Coors Brewmaster, Ph.D. Keith Villa told CBS4 us how it works.

"The more malt you put into a kettle," Villa said. "Pounds of malt, you just keep putting more and more in the more potential alcohol you get out."

The malt is used to create a slurry.

"What you're doing is making a sugary solution called wort," Villa said, "This wort is then fermented by yeast. The yeast eats the wort and makes alcohol."

Stopping that process can reduce it. The higher the sugar content of the wort, the higher the alcohol is likely to get.

Coors Light has about 4.15 percent alcohol by volume. Coors banquet beer computes at 4.91 percent. America's biggest seller, Bud Light has 4.2 percent. Budweiser has 5. Miller Lite's widely publicized alcohol content is 4.2 percent and it's Genuine Draft, 4.7.

Things get confusing when you get to dark beers. Many think they have more alcohol. Not true. The chocolaty colored Guinness Draught sports only about four percent.
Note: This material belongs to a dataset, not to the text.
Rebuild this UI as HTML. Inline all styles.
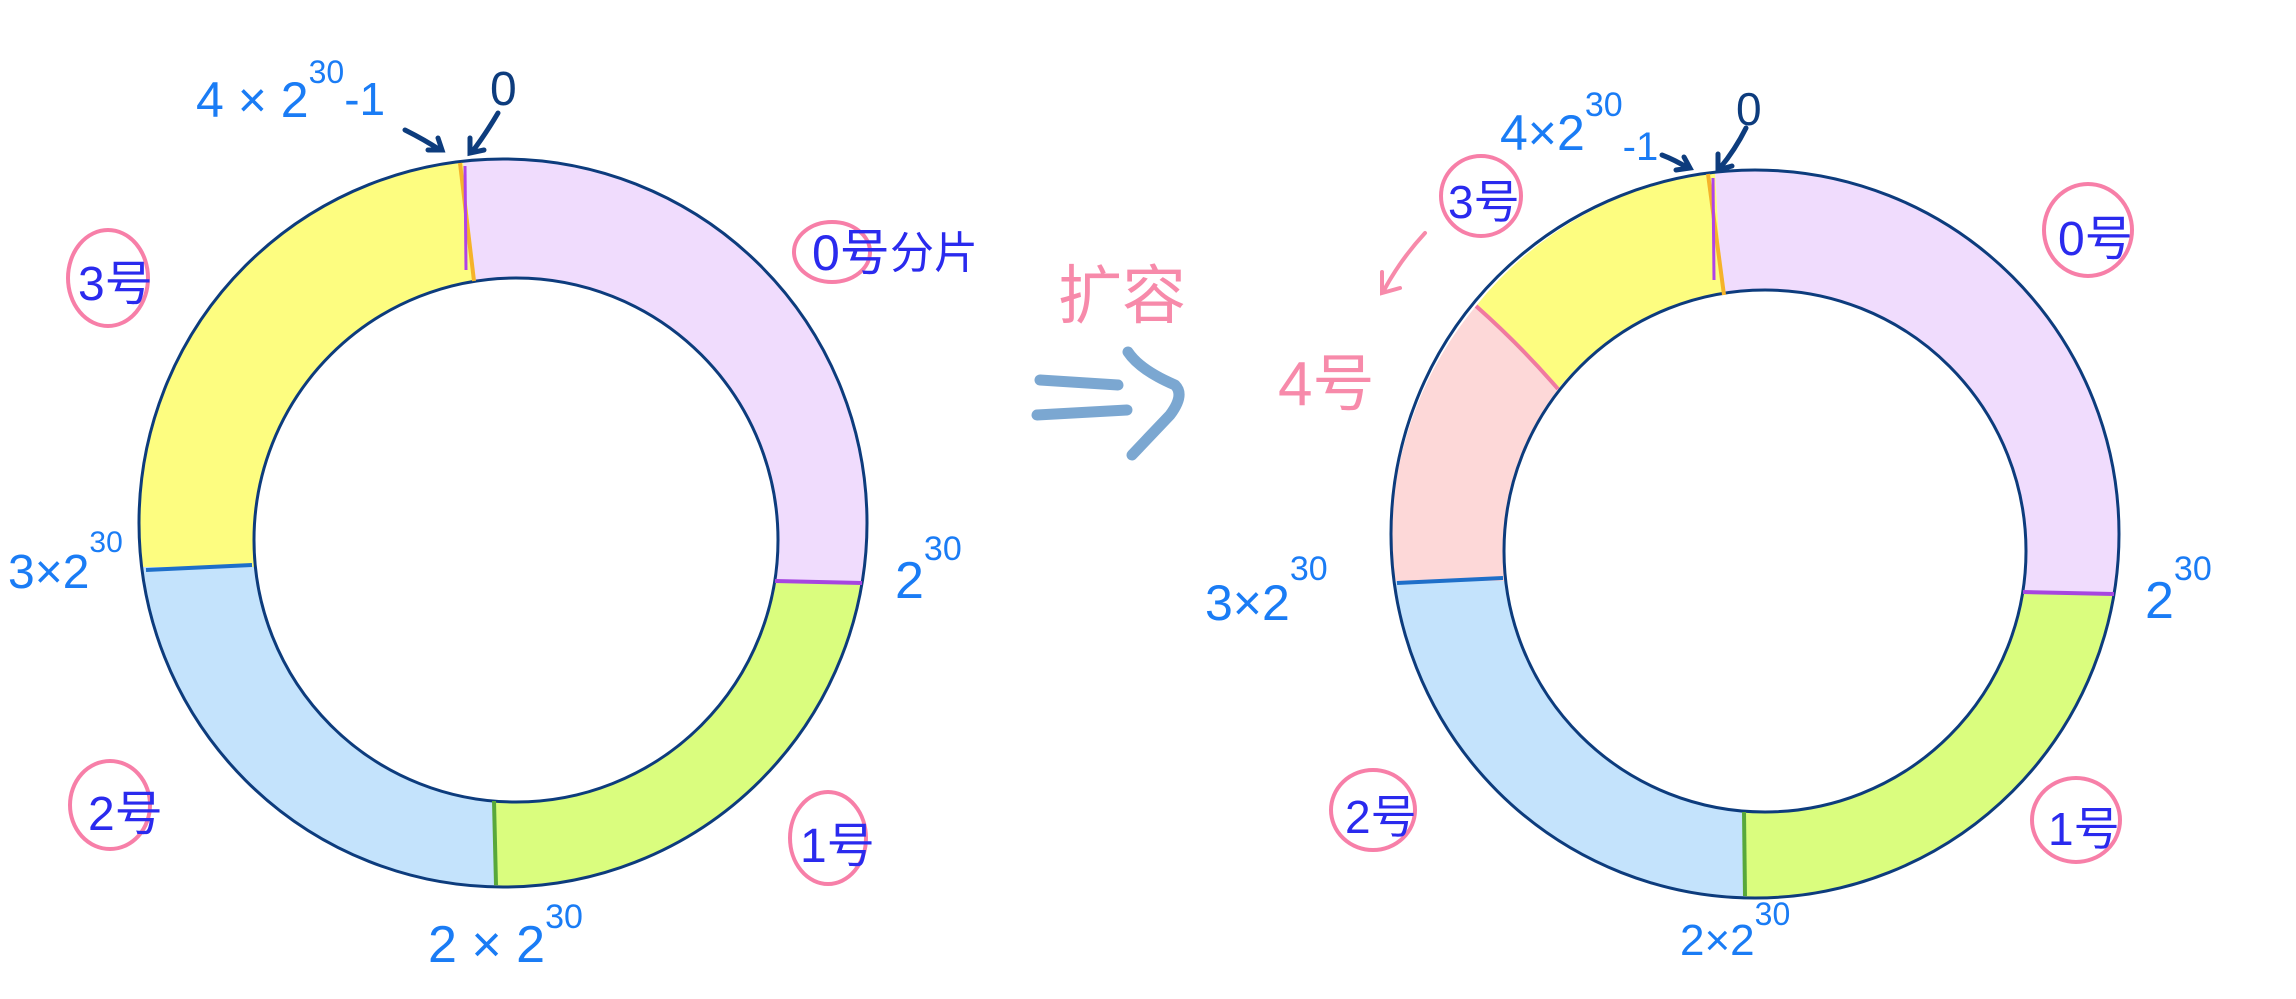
<!DOCTYPE html>
<html><head><meta charset="utf-8"><style>
html,body{margin:0;padding:0;background:#fff;}
svg{display:block;}
text{font-family:"Liberation Sans","Noto Sans CJK SC",sans-serif;}
</style></head><body>
<svg width="2296" height="999" viewBox="0 0 2296 999" xmlns="http://www.w3.org/2000/svg">
<!-- LEFT RING -->
<path d="M463,161 A364,364 0 0 1 862,581 L775,581 A262,262 0 0 0 475,281 Z" fill="#f0dcfd"/>
<path d="M862,581 A364,364 0 0 1 494,887 L494,801 A262,262 0 0 0 775,581 Z" fill="#dafd7e"/>
<path d="M494,887 A364,364 0 0 1 142,567 L255,567 A262,262 0 0 0 494,801 Z" fill="#c4e3fc"/>
<path d="M142,567 A364,364 0 0 1 463,161 L475,281 A262,262 0 0 0 255,567 Z" fill="#fdfd80"/>
<circle cx="503" cy="523" r="364" fill="none" stroke="#0d3c7d" stroke-width="3"/>
<circle cx="516" cy="540" r="262" fill="none" stroke="#0d3c7d" stroke-width="3"/>
<line x1="460" y1="163" x2="474" y2="281" stroke="#f5b32a" stroke-width="4"/>
<line x1="465" y1="166" x2="466" y2="270" stroke="#b043e8" stroke-width="3"/>
<line x1="775" y1="581" x2="862" y2="583" stroke="#a646e0" stroke-width="4"/>
<line x1="494" y1="801" x2="496" y2="885" stroke="#58a83a" stroke-width="4"/>
<line x1="146" y1="570" x2="252" y2="565" stroke="#1e6fc9" stroke-width="4"/>
<!-- left labels -->
<text x="196" y="117" font-size="50" fill="#1a7cf5">4 × 2<tspan dy="-34" font-size="32">30</tspan><tspan dy="32" font-size="46">-1</tspan></text>
<text x="490" y="105" font-size="48" fill="#0d3c7d">0</text>
<path d="M405,130 Q425,140 440,150 M428,150 L442,150 L438,138" stroke="#0d3c7d" stroke-width="5" fill="none" stroke-linecap="round"/>
<path d="M498,113 Q485,135 472,152 M470,138 L470,153 L484,150" stroke="#0d3c7d" stroke-width="5" fill="none" stroke-linecap="round"/>
<ellipse cx="832" cy="252" rx="38" ry="30" fill="none" stroke="#f77fa8" stroke-width="4"/>
<text x="812" y="270" font-size="50" fill="#2a2aee">0号</text>
<text x="890" y="268" font-size="44" fill="#2a2aee">分片</text>
<ellipse cx="108" cy="278" rx="40" ry="48" fill="none" stroke="#f77fa8" stroke-width="4"/>
<text x="78" y="300" font-size="48" fill="#2a2aee">3号</text>
<text x="8" y="588" font-size="48" fill="#1a7cf5">3×2<tspan dy="-36" font-size="30">30</tspan></text>
<text x="895" y="598" font-size="52" fill="#1a7cf5">2<tspan dy="-38" font-size="34">30</tspan></text>
<ellipse cx="110" cy="805" rx="40" ry="44" fill="none" stroke="#f77fa8" stroke-width="4"/>
<text x="88" y="830" font-size="48" fill="#2a2aee">2号</text>
<ellipse cx="828" cy="838" rx="38" ry="46" fill="none" stroke="#f77fa8" stroke-width="4"/>
<text x="800" y="862" font-size="48" fill="#2a2aee">1号</text>
<text x="428" y="962" font-size="52" fill="#1a7cf5">2 × 2<tspan dy="-34" font-size="34">30</tspan></text>
<!-- middle arrow -->
<text x="1058" y="318" font-size="64" fill="#f78aaa">扩容</text>
<path d="M1040,380 L1118,385 M1037,415 L1127,410 M1128,352 Q1140,370 1175,385 Q1185,395 1170,415 L1132,455" stroke="#7ba7d1" stroke-width="11" fill="none" stroke-linecap="round" stroke-linejoin="round"/>
<!-- RIGHT RING -->
<path d="M1715,172 A364,364 0 0 1 2114,592 L2023,592 A261,261 0 0 0 1722,294 Z" fill="#f0dcfd"/>
<path d="M2114,592 A364,364 0 0 1 1745,898 L1745,812 A261,261 0 0 0 2023,592 Z" fill="#dafd7e"/>
<path d="M1745,898 A364,364 0 0 1 1394,581 L1506,581 A261,261 0 0 0 1745,812 Z" fill="#c4e3fc"/>
<path d="M1394,581 A364,364 0 0 1 1476,306 L1558,389 A261,261 0 0 0 1506,581 Z" fill="#fdd8d8"/>
<path d="M1476,306 A364,364 0 0 1 1715,172 L1722,294 A261,261 0 0 0 1558,389 Z" fill="#fdfd80"/>
<circle cx="1755" cy="534" r="364" fill="none" stroke="#0d3c7d" stroke-width="3"/>
<circle cx="1765" cy="551" r="261" fill="none" stroke="#0d3c7d" stroke-width="3"/>
<path d="M1476,306 Q1520,345 1558,389" stroke="#f07aa0" stroke-width="4" fill="none"/>
<line x1="1708" y1="174" x2="1724" y2="295" stroke="#f5b32a" stroke-width="4"/>
<line x1="1713" y1="178" x2="1714" y2="280" stroke="#b043e8" stroke-width="3"/>
<line x1="2023" y1="592" x2="2114" y2="594" stroke="#a646e0" stroke-width="4"/>
<line x1="1744" y1="812" x2="1745" y2="896" stroke="#58a83a" stroke-width="4"/>
<line x1="1397" y1="583" x2="1503" y2="578" stroke="#1e6fc9" stroke-width="4"/>
<!-- right labels -->
<text x="1500" y="150" font-size="50" fill="#1a7cf5">4×2<tspan dy="-34" font-size="34">30</tspan><tspan dy="44" font-size="40">-1</tspan></text>
<text x="1736" y="125" font-size="46" fill="#0d3c7d">0</text>
<path d="M1662,155 Q1675,160 1688,168 M1676,170 L1690,168 L1684,157" stroke="#0d3c7d" stroke-width="5" fill="none" stroke-linecap="round"/>
<path d="M1746,128 Q1735,150 1720,168 M1718,154 L1718,170 L1732,166" stroke="#0d3c7d" stroke-width="5" fill="none" stroke-linecap="round"/>
<ellipse cx="1481" cy="196" rx="40" ry="40" fill="none" stroke="#f77fa8" stroke-width="4"/>
<text x="1448" y="218" font-size="46" fill="#2a2aee">3号</text>
<path d="M1425,233 Q1400,260 1383,292 M1382,272 L1382,293 L1400,288" stroke="#f78aaa" stroke-width="4" fill="none" stroke-linecap="round"/>
<text x="1278" y="405" font-size="62" fill="#f78aaa">4号</text>
<ellipse cx="2088" cy="230" rx="44" ry="46" fill="none" stroke="#f77fa8" stroke-width="4"/>
<text x="2058" y="255" font-size="48" fill="#2a2aee">0号</text>
<text x="2145" y="618" font-size="52" fill="#1a7cf5">2<tspan dy="-38" font-size="34">30</tspan></text>
<text x="1205" y="620" font-size="50" fill="#1a7cf5">3×2<tspan dy="-40" font-size="34">30</tspan></text>
<ellipse cx="1373" cy="810" rx="42" ry="40" fill="none" stroke="#f77fa8" stroke-width="4"/>
<text x="1345" y="833" font-size="46" fill="#2a2aee">2号</text>
<ellipse cx="2076" cy="820" rx="44" ry="42" fill="none" stroke="#f77fa8" stroke-width="4"/>
<text x="2048" y="845" font-size="46" fill="#2a2aee">1号</text>
<text x="1680" y="955" font-size="44" fill="#1a7cf5">2×2<tspan dy="-30" font-size="32">30</tspan></text>
</svg>
</body></html>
That's less than Bud Light, Coors Light or Miller Lite.

"That is one of the classic misperceptions about beer strength," said Eric Warner, co-owner, or "Lead Dog" as he likes to title himself of Flying Dog Brewery in Denver.

"The strength in beer comes from how much grain you put in, not the color of the grain," Warner said. "Alcohol actually has, contributes a flavor and a lot of times what you're doing in the brewing process to create more alcohol, you're going to get more flavor out of it as well."

Warner said there seems to be demand for higher alcohol beers right now and his company is responding with some heavyweights.

"As the category of craft beer keeps evolving, people want to try newer bolder products," Warner said.

And what about the 3.2 beer sold in convenience stores and grocery stores in Colorado?

"The irony is that a regular version of a domestic beer is not that much higher in alcohol in content than the 3.2 version," Warner said.

The reason is that Colorado may have a 3.2 law, but it's a measurement of alcohol by weight, not volume as most beer makers measure it. Beer weighs about 20 percent less than water, so the measurement by weight is about 20 percent lower. A 3.2 beer actually has an alcohol content by volume of about four percent. Many brewers simply dilute their beer to get within the limits.